-- START Dataset extract --

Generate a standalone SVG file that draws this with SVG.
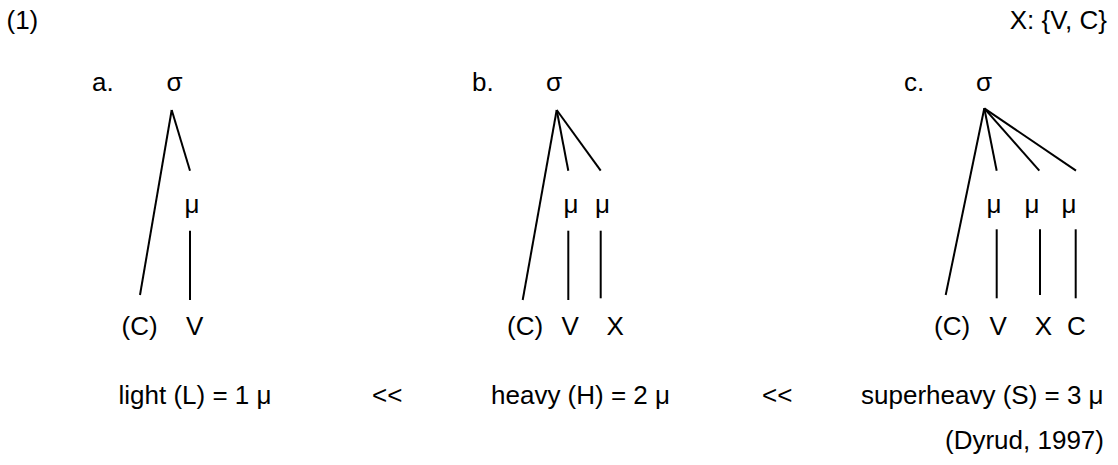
<svg xmlns="http://www.w3.org/2000/svg" width="1118" height="465" viewBox="0 0 1118 465">
<style>
text { font-family: "Liberation Sans", Arial, sans-serif; font-size: 26px; fill: #000; }
.c line { stroke: #000; stroke-width: 2; stroke-linecap: butt; }
.m { text-anchor: middle; }
</style>
<rect width="1118" height="465" fill="#fff"/>
<g id="header">
<text x="6.5" y="29">(1)</text>
<text x="1107" y="29" text-anchor="end">X: {V, C}</text>
</g>
<g id="tree-a">
<text x="92" y="91">a.</text>
<text x="174.5" y="91" class="m">σ</text>
<text x="184.5" y="213">μ</text>
<text x="121.5" y="335">(C)</text>
<text x="186" y="335">V</text>
</g>
<g id="tree-b">
<text x="472" y="91">b.</text>
<text x="554" y="91" class="m">σ</text>
<text x="563.5" y="213">μ</text>
<text x="595" y="213">μ</text>
<text x="507" y="335">(C)</text>
<text x="561.5" y="335">V</text>
<text x="606.5" y="335">X</text>
</g>
<g id="tree-c">
<text x="904" y="91">c.</text>
<text x="984" y="91" class="m">σ</text>
<text x="986.5" y="213">μ</text>
<text x="1024.5" y="213">μ</text>
<text x="1061.5" y="213">μ</text>
<text x="934" y="335">(C)</text>
<text x="989.5" y="335">V</text>
<text x="1034.7" y="335">X</text>
<text x="1067" y="335">C</text>
</g>
<g id="weights">
<text x="118.5" y="404">light (L) = 1 μ</text>
<text x="372" y="404">&lt;&lt;</text>
<text x="491" y="404">heavy (H) = 2 μ</text>
<text x="762" y="404">&lt;&lt;</text>
<text x="861" y="404">superheavy (S) = 3 μ</text>
</g>
<g id="citation">
<text x="945" y="449">(Dyrud, 1997)</text>
</g>
<g id="connectors" class="c">
<line x1="171.7" y1="110" x2="140" y2="295"/>
<line x1="171.7" y1="110" x2="190" y2="170.7"/>
<line x1="190" y1="230.7" x2="190" y2="300"/>
<line x1="556.7" y1="110" x2="522.7" y2="300"/>
<line x1="556.7" y1="110" x2="568.3" y2="170.7"/>
<line x1="556.7" y1="110" x2="600.7" y2="170.7"/>
<line x1="568.3" y1="230.7" x2="568.3" y2="300"/>
<line x1="600.7" y1="230.7" x2="600.7" y2="298.3"/>
<line x1="984.3" y1="108.3" x2="945.7" y2="295"/>
<line x1="984.3" y1="108.3" x2="996.7" y2="170.7"/>
<line x1="984.3" y1="108.3" x2="1039.3" y2="170.7"/>
<line x1="984.3" y1="108.3" x2="1076" y2="170.7"/>
<line x1="996.7" y1="229.3" x2="996.7" y2="298.3"/>
<line x1="1040" y1="229.3" x2="1040" y2="295"/>
<line x1="1075.7" y1="229.3" x2="1075.7" y2="298.3"/>
</g>
</svg>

-- END Dataset extract --

Written instruction:
Every line should be retyped exactly, with the pictures omitted.

Answer to this problem:
Generate a standalone SVG file that draws this with SVG.
<svg xmlns="http://www.w3.org/2000/svg" width="1118" height="465" viewBox="0 0 1118 465">
<style>
text { font-family: "Liberation Sans", Arial, sans-serif; font-size: 26px; fill: #000; }
.c line { stroke: #000; stroke-width: 2; stroke-linecap: butt; }
.m { text-anchor: middle; }
</style>
<rect width="1118" height="465" fill="#fff"/>
<g id="header">
<text x="6.5" y="29">(1)</text>
<text x="1107" y="29" text-anchor="end">X: {V, C}</text>
</g>
<g id="tree-a">
<text x="92" y="91">a.</text>
<text x="174.5" y="91" class="m">σ</text>
<text x="184.5" y="213">μ</text>
<text x="121.5" y="335">(C)</text>
<text x="186" y="335">V</text>
</g>
<g id="tree-b">
<text x="472" y="91">b.</text>
<text x="554" y="91" class="m">σ</text>
<text x="563.5" y="213">μ</text>
<text x="595" y="213">μ</text>
<text x="507" y="335">(C)</text>
<text x="561.5" y="335">V</text>
<text x="606.5" y="335">X</text>
</g>
<g id="tree-c">
<text x="904" y="91">c.</text>
<text x="984" y="91" class="m">σ</text>
<text x="986.5" y="213">μ</text>
<text x="1024.5" y="213">μ</text>
<text x="1061.5" y="213">μ</text>
<text x="934" y="335">(C)</text>
<text x="989.5" y="335">V</text>
<text x="1034.7" y="335">X</text>
<text x="1067" y="335">C</text>
</g>
<g id="weights">
<text x="118.5" y="404">light (L) = 1 μ</text>
<text x="372" y="404">&lt;&lt;</text>
<text x="491" y="404">heavy (H) = 2 μ</text>
<text x="762" y="404">&lt;&lt;</text>
<text x="861" y="404">superheavy (S) = 3 μ</text>
</g>
<g id="citation">
<text x="945" y="449">(Dyrud, 1997)</text>
</g>
<g id="connectors" class="c">
<line x1="171.7" y1="110" x2="140" y2="295"/>
<line x1="171.7" y1="110" x2="190" y2="170.7"/>
<line x1="190" y1="230.7" x2="190" y2="300"/>
<line x1="556.7" y1="110" x2="522.7" y2="300"/>
<line x1="556.7" y1="110" x2="568.3" y2="170.7"/>
<line x1="556.7" y1="110" x2="600.7" y2="170.7"/>
<line x1="568.3" y1="230.7" x2="568.3" y2="300"/>
<line x1="600.7" y1="230.7" x2="600.7" y2="298.3"/>
<line x1="984.3" y1="108.3" x2="945.7" y2="295"/>
<line x1="984.3" y1="108.3" x2="996.7" y2="170.7"/>
<line x1="984.3" y1="108.3" x2="1039.3" y2="170.7"/>
<line x1="984.3" y1="108.3" x2="1076" y2="170.7"/>
<line x1="996.7" y1="229.3" x2="996.7" y2="298.3"/>
<line x1="1040" y1="229.3" x2="1040" y2="295"/>
<line x1="1075.7" y1="229.3" x2="1075.7" y2="298.3"/>
</g>
</svg>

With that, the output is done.